Data extract:
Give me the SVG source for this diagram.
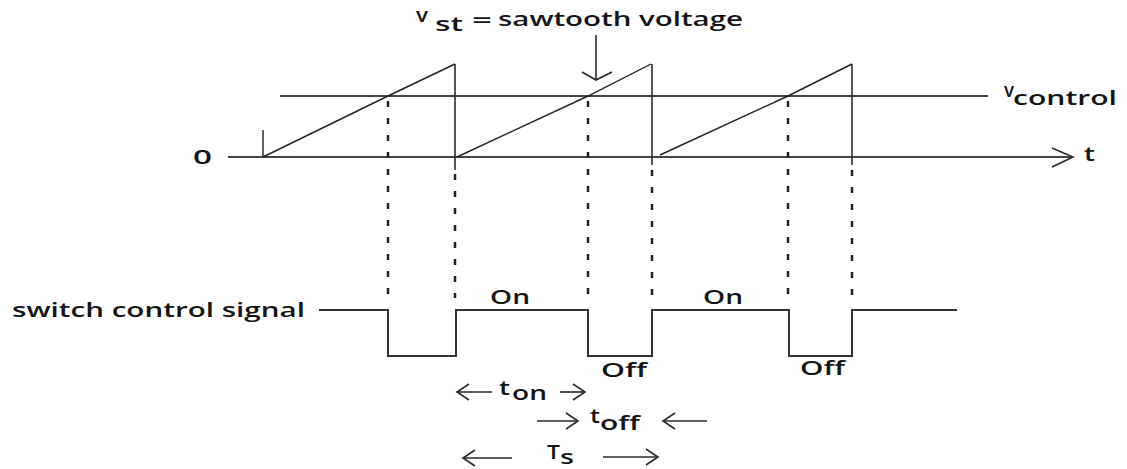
<svg xmlns="http://www.w3.org/2000/svg" width="1127" height="469" viewBox="0 0 1127 469">
<style>
.ln{stroke:#2a2a2a;stroke-width:1.6;fill:none}
.ax{stroke:#444;stroke-width:2;fill:none}
.saw{stroke:#222;stroke-width:1.4;fill:none}
.dash{stroke:#222;stroke-width:2.5;stroke-dasharray:6 11;fill:none}
.sig{stroke:#333;stroke-width:2;fill:none}
text{font-family:"Open Sans","Liberation Sans",sans-serif;fill:#151515;font-weight:600}
.t{font-size:20px}
</style>
<rect width="1127" height="469" fill="#fff"/>
<g id="axes">
<line class="ax" x1="228" y1="157" x2="1072" y2="157"/>
<polyline class="ln" points="1052,148 1073,157 1052,167"/>
<line class="ax" x1="280" y1="96" x2="988" y2="96"/>
<text class="t" x="193" y="164" textLength="19" lengthAdjust="spacingAndGlyphs">0</text>
<text class="t" x="1084" y="161" textLength="11" lengthAdjust="spacingAndGlyphs">t</text>
<text class="t" x="1004" y="97" textLength="10" lengthAdjust="spacingAndGlyphs">v</text>
<text class="t" x="1013" y="105" textLength="104" lengthAdjust="spacingAndGlyphs">control</text>
</g>
<g id="sawtooth">
<line class="saw" x1="263" y1="130" x2="263" y2="157"/>
<polyline class="saw" points="263,157 388,96 455,64"/>
<line class="ln" x1="455" y1="64" x2="455" y2="170"/>
<polyline class="saw" points="457,157 588,96 651,64"/>
<line class="ln" x1="652" y1="64" x2="652" y2="165"/>
<polyline class="saw" points="660,155 788,96 852,64"/>
<line class="ln" x1="852" y1="64" x2="852" y2="165"/>
</g>
<g id="label-vst">
<text class="t" x="416" y="22" textLength="12" lengthAdjust="spacingAndGlyphs">v</text>
<text class="t" x="435" y="31" textLength="28" lengthAdjust="spacingAndGlyphs">st</text>
<text class="t" x="472" y="27" textLength="20" lengthAdjust="spacingAndGlyphs">=</text>
<text class="t" x="498" y="26" textLength="245" lengthAdjust="spacingAndGlyphs">sawtooth voltage</text>
<line class="ln" x1="596" y1="35" x2="596" y2="80"/>
<polyline class="ln" points="582,72 596,80 612,72"/>
</g>
<g id="guides">
<line class="dash" x1="388" y1="101" x2="388" y2="298"/>
<line class="dash" x1="455" y1="174" x2="455" y2="298"/>
<line class="dash" x1="588" y1="101" x2="588" y2="298"/>
<line class="dash" x1="652" y1="170" x2="652" y2="298"/>
<line class="dash" x1="788" y1="101" x2="788" y2="298"/>
<line class="dash" x1="852" y1="170" x2="852" y2="298"/>
</g>
<g id="switch-signal">
<text class="t" x="12" y="317" textLength="293" lengthAdjust="spacingAndGlyphs">switch control signal</text>
<polyline class="sig" points="319,310 388,310 388,356 456,356 456,310 588,310 588,356 652,356 652,310 789,310 789,356 852,356 852,310 957,310"/>
<text class="t" x="490" y="304" textLength="40" lengthAdjust="spacingAndGlyphs">On</text>
<text class="t" x="703" y="304" textLength="40" lengthAdjust="spacingAndGlyphs">On</text>
<text class="t" x="601" y="377" textLength="46" lengthAdjust="spacingAndGlyphs">Off</text>
<text class="t" x="800" y="375" textLength="45" lengthAdjust="spacingAndGlyphs">Off</text>
</g>
<g id="timing">
<line class="ln" x1="457" y1="392" x2="492" y2="392"/>
<polyline class="ln" points="469,384 457,392 469,400"/>
<text class="t" x="499" y="395" textLength="11" lengthAdjust="spacingAndGlyphs">t</text>
<text class="t" x="512" y="400" textLength="35" lengthAdjust="spacingAndGlyphs">on</text>
<line class="ln" x1="560" y1="392" x2="585" y2="392"/>
<polyline class="ln" points="573,384 585,392 573,400"/>
<line class="ln" x1="537" y1="421" x2="578" y2="421"/>
<polyline class="ln" points="566,413 578,421 566,429"/>
<text class="t" x="590" y="423" textLength="10" lengthAdjust="spacingAndGlyphs">t</text>
<text class="t" x="600" y="430" textLength="40" lengthAdjust="spacingAndGlyphs">off</text>
<line class="ln" x1="663" y1="421" x2="707" y2="421"/>
<polyline class="ln" points="675,413 663,421 675,429"/>
<line class="ln" x1="463" y1="458" x2="512" y2="458"/>
<polyline class="ln" points="475,450 463,458 475,466"/>
<text class="t" x="547" y="459" textLength="13" lengthAdjust="spacingAndGlyphs">T</text>
<text class="t" x="560" y="464" font-size="18" textLength="14" lengthAdjust="spacingAndGlyphs">s</text>
<line class="ln" x1="603" y1="457" x2="658" y2="457"/>
<polyline class="ln" points="646,449 658,457 646,465"/>
</g>
</svg>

Exercise aim:
Print out the lines exactly, skipping any picture.

Exercise output:
Give me the SVG source for this diagram.
<svg xmlns="http://www.w3.org/2000/svg" width="1127" height="469" viewBox="0 0 1127 469">
<style>
.ln{stroke:#2a2a2a;stroke-width:1.6;fill:none}
.ax{stroke:#444;stroke-width:2;fill:none}
.saw{stroke:#222;stroke-width:1.4;fill:none}
.dash{stroke:#222;stroke-width:2.5;stroke-dasharray:6 11;fill:none}
.sig{stroke:#333;stroke-width:2;fill:none}
text{font-family:"Open Sans","Liberation Sans",sans-serif;fill:#151515;font-weight:600}
.t{font-size:20px}
</style>
<rect width="1127" height="469" fill="#fff"/>
<g id="axes">
<line class="ax" x1="228" y1="157" x2="1072" y2="157"/>
<polyline class="ln" points="1052,148 1073,157 1052,167"/>
<line class="ax" x1="280" y1="96" x2="988" y2="96"/>
<text class="t" x="193" y="164" textLength="19" lengthAdjust="spacingAndGlyphs">0</text>
<text class="t" x="1084" y="161" textLength="11" lengthAdjust="spacingAndGlyphs">t</text>
<text class="t" x="1004" y="97" textLength="10" lengthAdjust="spacingAndGlyphs">v</text>
<text class="t" x="1013" y="105" textLength="104" lengthAdjust="spacingAndGlyphs">control</text>
</g>
<g id="sawtooth">
<line class="saw" x1="263" y1="130" x2="263" y2="157"/>
<polyline class="saw" points="263,157 388,96 455,64"/>
<line class="ln" x1="455" y1="64" x2="455" y2="170"/>
<polyline class="saw" points="457,157 588,96 651,64"/>
<line class="ln" x1="652" y1="64" x2="652" y2="165"/>
<polyline class="saw" points="660,155 788,96 852,64"/>
<line class="ln" x1="852" y1="64" x2="852" y2="165"/>
</g>
<g id="label-vst">
<text class="t" x="416" y="22" textLength="12" lengthAdjust="spacingAndGlyphs">v</text>
<text class="t" x="435" y="31" textLength="28" lengthAdjust="spacingAndGlyphs">st</text>
<text class="t" x="472" y="27" textLength="20" lengthAdjust="spacingAndGlyphs">=</text>
<text class="t" x="498" y="26" textLength="245" lengthAdjust="spacingAndGlyphs">sawtooth voltage</text>
<line class="ln" x1="596" y1="35" x2="596" y2="80"/>
<polyline class="ln" points="582,72 596,80 612,72"/>
</g>
<g id="guides">
<line class="dash" x1="388" y1="101" x2="388" y2="298"/>
<line class="dash" x1="455" y1="174" x2="455" y2="298"/>
<line class="dash" x1="588" y1="101" x2="588" y2="298"/>
<line class="dash" x1="652" y1="170" x2="652" y2="298"/>
<line class="dash" x1="788" y1="101" x2="788" y2="298"/>
<line class="dash" x1="852" y1="170" x2="852" y2="298"/>
</g>
<g id="switch-signal">
<text class="t" x="12" y="317" textLength="293" lengthAdjust="spacingAndGlyphs">switch control signal</text>
<polyline class="sig" points="319,310 388,310 388,356 456,356 456,310 588,310 588,356 652,356 652,310 789,310 789,356 852,356 852,310 957,310"/>
<text class="t" x="490" y="304" textLength="40" lengthAdjust="spacingAndGlyphs">On</text>
<text class="t" x="703" y="304" textLength="40" lengthAdjust="spacingAndGlyphs">On</text>
<text class="t" x="601" y="377" textLength="46" lengthAdjust="spacingAndGlyphs">Off</text>
<text class="t" x="800" y="375" textLength="45" lengthAdjust="spacingAndGlyphs">Off</text>
</g>
<g id="timing">
<line class="ln" x1="457" y1="392" x2="492" y2="392"/>
<polyline class="ln" points="469,384 457,392 469,400"/>
<text class="t" x="499" y="395" textLength="11" lengthAdjust="spacingAndGlyphs">t</text>
<text class="t" x="512" y="400" textLength="35" lengthAdjust="spacingAndGlyphs">on</text>
<line class="ln" x1="560" y1="392" x2="585" y2="392"/>
<polyline class="ln" points="573,384 585,392 573,400"/>
<line class="ln" x1="537" y1="421" x2="578" y2="421"/>
<polyline class="ln" points="566,413 578,421 566,429"/>
<text class="t" x="590" y="423" textLength="10" lengthAdjust="spacingAndGlyphs">t</text>
<text class="t" x="600" y="430" textLength="40" lengthAdjust="spacingAndGlyphs">off</text>
<line class="ln" x1="663" y1="421" x2="707" y2="421"/>
<polyline class="ln" points="675,413 663,421 675,429"/>
<line class="ln" x1="463" y1="458" x2="512" y2="458"/>
<polyline class="ln" points="475,450 463,458 475,466"/>
<text class="t" x="547" y="459" textLength="13" lengthAdjust="spacingAndGlyphs">T</text>
<text class="t" x="560" y="464" font-size="18" textLength="14" lengthAdjust="spacingAndGlyphs">s</text>
<line class="ln" x1="603" y1="457" x2="658" y2="457"/>
<polyline class="ln" points="646,449 658,457 646,465"/>
</g>
</svg>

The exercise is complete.